Part IV — Conformance and certification
16. Self-declaration: minimal commitments
A platform may publicly self-declare its conformance to the generic CTF following the procedure in ../certification-scheme/self-declaration.md. The minimal commitments are summarized there.
17. Adaptation pathway: relationship to federation adaptations
When a federation adaptation exists for a sphere in which the platform operates, the platform may pursue conformance to the adaptation rather than to the generic core. The adaptation includes everything in the generic core, plus federation-specific requirements. See ../certification-scheme/federation-pathway.md and ../certification-scheme/community-pathway.md.
18. Loss of conformance
A platform that substantively departs from its declared commitments must either return to conformance promptly or update its public declaration. Maintaining a declaration that no longer reflects practice is misrepresentation.
Part V — Vocabulary
19. Defined terms
Key terms used in this document:
- Agent — the AI coaching system as experienced by the person.
- Designer / Eggspert — the human professional who designs and maintains the agent.

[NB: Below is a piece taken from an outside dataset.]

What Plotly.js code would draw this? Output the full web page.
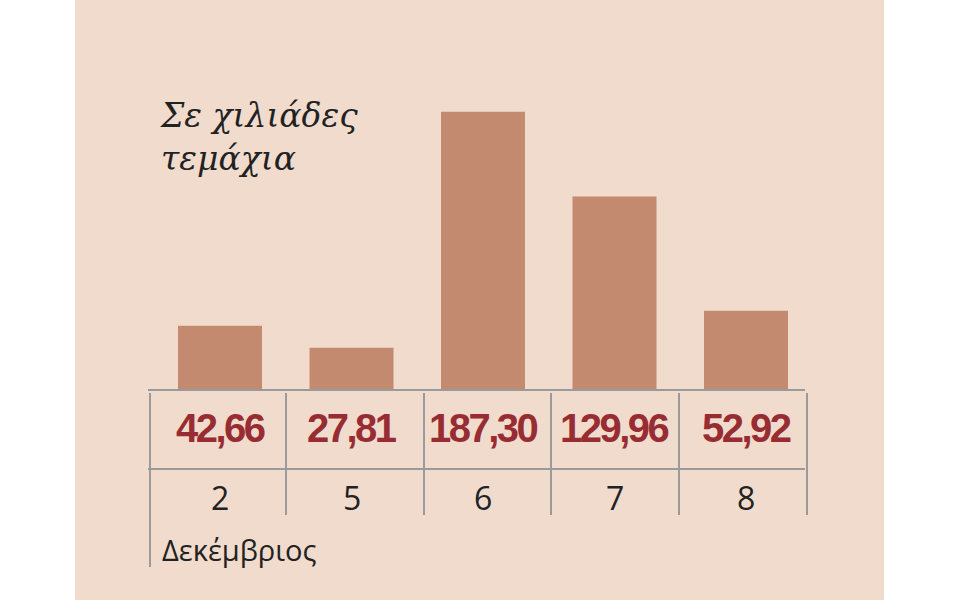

- Certified supervisor — a human professional qualified to assess coaching practice independently.
- Declination — a federation-specific adaptation of CTF that adds substantive ethical content.
- Common core — this document; the minimal universal floor.
- Helper agent — one of the CTF toolkit agents (Designer, Test Plan, Robustness, Config, Audit, Translator, Converger). These are quality engineering tools, not coaching agents.
- Adopter — a platform that implements CTF.
- Caretaker — the person who maintains the CTF repository and processes proposals.
- Solicited — describing an agent that acts only when asked, not proactively.
- Tripartite supervision — assessment by three independent parties (designer, certified supervisor, CTF Audit).
20. Rejected terms
CTF refuses certain terms because they carry connotations incompatible with the framework’s posture:
| Rejected term | Reason | Use instead |
|---|---|---|
| Meta-agent | Implies hierarchy or recursion | Helper agent |
| User | Reductive, extractive connotation | Person, adopter, practitioner |
| AI companion / AI buddy | Anthropomorphization | Agent, tool |
| Marketplace | Extractive platform connotation | Ecosystem, community |
| Score / Rating / Ranking | Reductive evaluation of coaching quality | Tripartite supervision, conformance assessment |
| Persona | Implies the agent is a character | Posture, design |
| Conversational partner | Implies relationship symmetry | Solicited tool |
Part VI — Revision rules
21. Versioning
The normative document follows the versioning rules described in ../GOVERNANCE.md, section 4.
22. Founding principle as upper boundary
The founding principle inscribed at the head of this document and at the head of GOVERNANCE.md is the upper boundary that all subsequent revisions must respect. No revision may contradict it.
23. Upstreaming from adaptations into the generic core
The mechanism by which substantive content moves from federation adaptations into the generic core is the upstream proposal process described in ../GOVERNANCE.md, section 5. An upstream proposal requires, at minimum:
- Observation of the candidate requirement in at least two independently authored federation adaptations.
- A formal proposal using the proposal template, with the “Upstream” type.
- An opinion from the scientific panel on the quality of the convergence claim (when the panel exists).
- An opinion from the advisory circle on the legitimacy of the convergence (when the circle exists).
- The caretaker’s documented decision.
End of normative document, version 1.0.